# Driving me nuts...



## traggs25 (Dec 26, 2009)

Just looking for any suggestions on how to set up my home theater system. 

This is what it consists of ...

TV - Toshiba 40RV52U
Cable - Time Warner HD-DVR
Blu-Ray - LG BD370
Gaming - Xbox360
Receiver - Denon AVR-586
Speakers - Boston Horizon MCS 100 (5.1 Surround)


Here is the problem... I just got the blu-ray player because playing DVDs out of my xbox I felt that I was not getting the best quality or sound. Also I have nothing connected with HDMI cables which I plan on buying (cheap off amazon I'm thinking). Not to mention the fact that I have about 5 remotes that all serve exactly 1 purpose and that is it. 

I am a perfectionist and I would like to simplify and/or improve my media experience!!!! Any suggestions???

What should I hook up with HDMI? 
Will HDMI make a big difference for everything? 
Is there a good HDMI switch box to buy? (I think my receiver has only 3 HDMI inputs)
Does everything connect basically just to the receiver? (I feel like I have wires going everywhere)
Is it best to try to program everything to the receiver/cable remote??

Any help would be greatly appreciated as you can see I am driving myself crazy! I have had everything for a year and just don't think I'm getting the most for my money!

Thanks in advance...
Mike


----------



## traggs25 (Dec 26, 2009)

Nothing  shoot...


----------



## ebackhus (Apr 21, 2005)

This is my setup...

XBox 360 - Component to TV, optical audio to receiver
Blu-Ray player - HDMI to TV, coaxial digital audio to receiver
HD DVR (8300HD) - HDMI to TV, optical audio to receiver
Nintendo Wii - Component to receiver, component from receiver to TV
PlayStation 2 - Component and optical audio to recever, component from receiver to TV.

All speakers and sub are direct from receiver.

I find this gives me the best picture and audio quality. On devices that use HDMI I simply mute the TV and let the receiver handle audio.


----------



## traggs25 (Dec 26, 2009)

Thanks!

So 2-3 hdmi's should do fine for me. 
I thought HDMI handled audio as well? Should I just hook them up straight to the receiver if there is enough inputs?
Is ther anything different quality wise between coaxial and optical audio? 
Can't I just use only the red outlet on both sides of an optical audio cord to make it coaxial?

Thanks again!


----------



## ebackhus (Apr 21, 2005)

HDMI does in fact support audio, I just prefer the quality of my receiver as compared to my TV.

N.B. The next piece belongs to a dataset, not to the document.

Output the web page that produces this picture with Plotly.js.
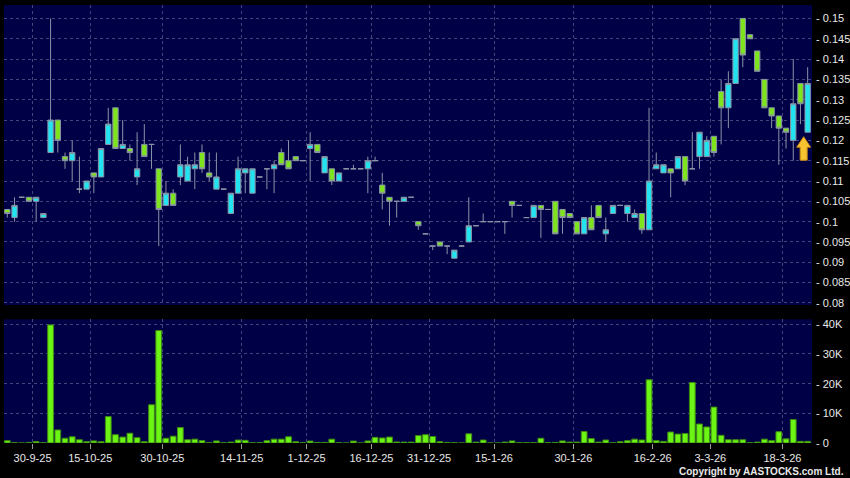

Coaxial and optical are about the same but some claim there's a lag time with optical as the signal must be converted to light energy and back again. Coaxial and optical are not interchangeable, but the nice thing about coaxial is a simple RCA cable will work and doesn't cost much.


----------



## yustr (Sep 27, 2004)

traggs25 said:


> Thanks!
> Can't I just use only the red outlet on both sides of an optical audio cord to make it coaxial?


Not sure you're talking about the same thing here.

Optical requires a specific plug type - it cannot be made to do anything else.

That said, there is nothing special about an coaxial digital cable - regardless of what you'll hear from the nice boys in the blue shirts. Any good quality cable (with RCA plugs on both ends) will work for digital audio.


----------



## traggs25 (Dec 26, 2009)

ya... so rca plugs are the red and white correct? So for coaxial digital since their is only one input i can just use the red plug and leave the white hanging correct? Or does it HAVE to be an orange plug? Does that make sense?


----------



## ebackhus (Apr 21, 2005)

If you have one that's with red and white plugs you can use either one for the digital coaxial connection.


----------